EXERCISE GOAL | Write out every entry precisely as given, leaving the pictures out.

ENTRIES PROVIDED |
* * *
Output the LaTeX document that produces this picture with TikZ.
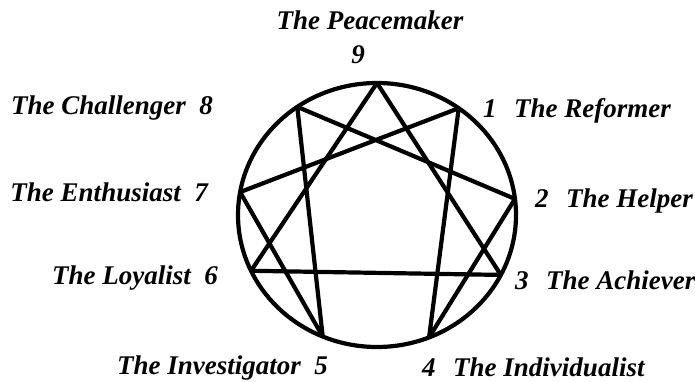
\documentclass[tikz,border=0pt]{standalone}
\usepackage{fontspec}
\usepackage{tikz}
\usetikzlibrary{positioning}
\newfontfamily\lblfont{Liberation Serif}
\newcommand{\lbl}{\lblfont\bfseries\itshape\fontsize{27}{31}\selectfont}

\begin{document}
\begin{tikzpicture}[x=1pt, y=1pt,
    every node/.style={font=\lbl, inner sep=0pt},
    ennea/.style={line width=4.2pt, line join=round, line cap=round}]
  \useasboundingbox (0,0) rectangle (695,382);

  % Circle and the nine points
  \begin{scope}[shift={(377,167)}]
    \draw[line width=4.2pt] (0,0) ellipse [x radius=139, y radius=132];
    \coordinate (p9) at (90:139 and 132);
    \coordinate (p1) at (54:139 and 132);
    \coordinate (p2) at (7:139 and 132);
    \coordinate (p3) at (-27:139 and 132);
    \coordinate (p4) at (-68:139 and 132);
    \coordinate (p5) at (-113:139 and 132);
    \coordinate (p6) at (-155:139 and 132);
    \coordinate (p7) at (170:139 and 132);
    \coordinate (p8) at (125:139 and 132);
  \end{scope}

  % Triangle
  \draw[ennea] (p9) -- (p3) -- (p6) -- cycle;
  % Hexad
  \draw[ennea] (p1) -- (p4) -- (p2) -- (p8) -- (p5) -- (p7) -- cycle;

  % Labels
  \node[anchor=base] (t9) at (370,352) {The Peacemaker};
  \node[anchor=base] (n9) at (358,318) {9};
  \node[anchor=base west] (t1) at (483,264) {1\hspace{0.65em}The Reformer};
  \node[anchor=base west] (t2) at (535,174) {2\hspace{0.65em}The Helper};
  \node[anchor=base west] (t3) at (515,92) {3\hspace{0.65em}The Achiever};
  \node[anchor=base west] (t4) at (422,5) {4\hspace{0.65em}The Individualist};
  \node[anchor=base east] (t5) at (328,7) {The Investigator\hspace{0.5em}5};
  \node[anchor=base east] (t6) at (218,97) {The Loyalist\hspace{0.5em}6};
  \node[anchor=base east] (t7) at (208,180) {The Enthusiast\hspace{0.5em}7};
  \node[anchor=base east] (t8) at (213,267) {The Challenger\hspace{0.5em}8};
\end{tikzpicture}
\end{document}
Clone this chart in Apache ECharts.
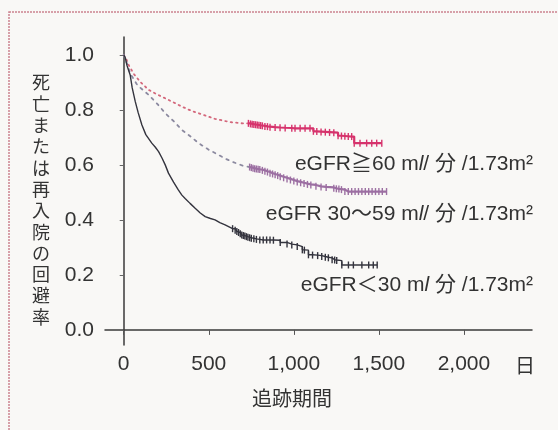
* * *
THE RESULT |
Output the LaTeX document that produces this picture with TikZ.
\documentclass[tikz,border=0pt]{standalone}
\usepackage{fontspec}
\usepackage{tikz}
\usetikzlibrary{positioning}
\newfontfamily\lblfont{Liberation Serif}
\newcommand{\lbl}{\lblfont\bfseries\itshape\fontsize{27}{31}\selectfont}

\begin{document}
\begin{tikzpicture}[x=1pt, y=1pt,
    every node/.style={font=\lbl, inner sep=0pt},
    ennea/.style={line width=4.2pt, line join=round, line cap=round}]
  \useasboundingbox (0,0) rectangle (695,382);

  % Circle and the nine points
  \begin{scope}[shift={(377,167)}]
    \draw[line width=4.2pt] (0,0) ellipse [x radius=139, y radius=132];
    \coordinate (p9) at (90:139 and 132);
    \coordinate (p1) at (54:139 and 132);
    \coordinate (p2) at (7:139 and 132);
    \coordinate (p3) at (-27:139 and 132);
    \coordinate (p4) at (-68:139 and 132);
    \coordinate (p5) at (-113:139 and 132);
    \coordinate (p6) at (-155:139 and 132);
    \coordinate (p7) at (170:139 and 132);
    \coordinate (p8) at (125:139 and 132);
  \end{scope}

  % Triangle
  \draw[ennea] (p9) -- (p3) -- (p6) -- cycle;
  % Hexad
  \draw[ennea] (p1) -- (p4) -- (p2) -- (p8) -- (p5) -- (p7) -- cycle;

  % Labels
  \node[anchor=base] (t9) at (370,352) {The Peacemaker};
  \node[anchor=base] (n9) at (358,318) {9};
  \node[anchor=base west] (t1) at (483,264) {1\hspace{0.65em}The Reformer};
  \node[anchor=base west] (t2) at (535,174) {2\hspace{0.65em}The Helper};
  \node[anchor=base west] (t3) at (515,92) {3\hspace{0.65em}The Achiever};
  \node[anchor=base west] (t4) at (422,5) {4\hspace{0.65em}The Individualist};
  \node[anchor=base east] (t5) at (328,7) {The Investigator\hspace{0.5em}5};
  \node[anchor=base east] (t6) at (218,97) {The Loyalist\hspace{0.5em}6};
  \node[anchor=base east] (t7) at (208,180) {The Enthusiast\hspace{0.5em}7};
  \node[anchor=base east] (t8) at (213,267) {The Challenger\hspace{0.5em}8};
\end{tikzpicture}
\end{document}
Clone this chart in Apache ECharts.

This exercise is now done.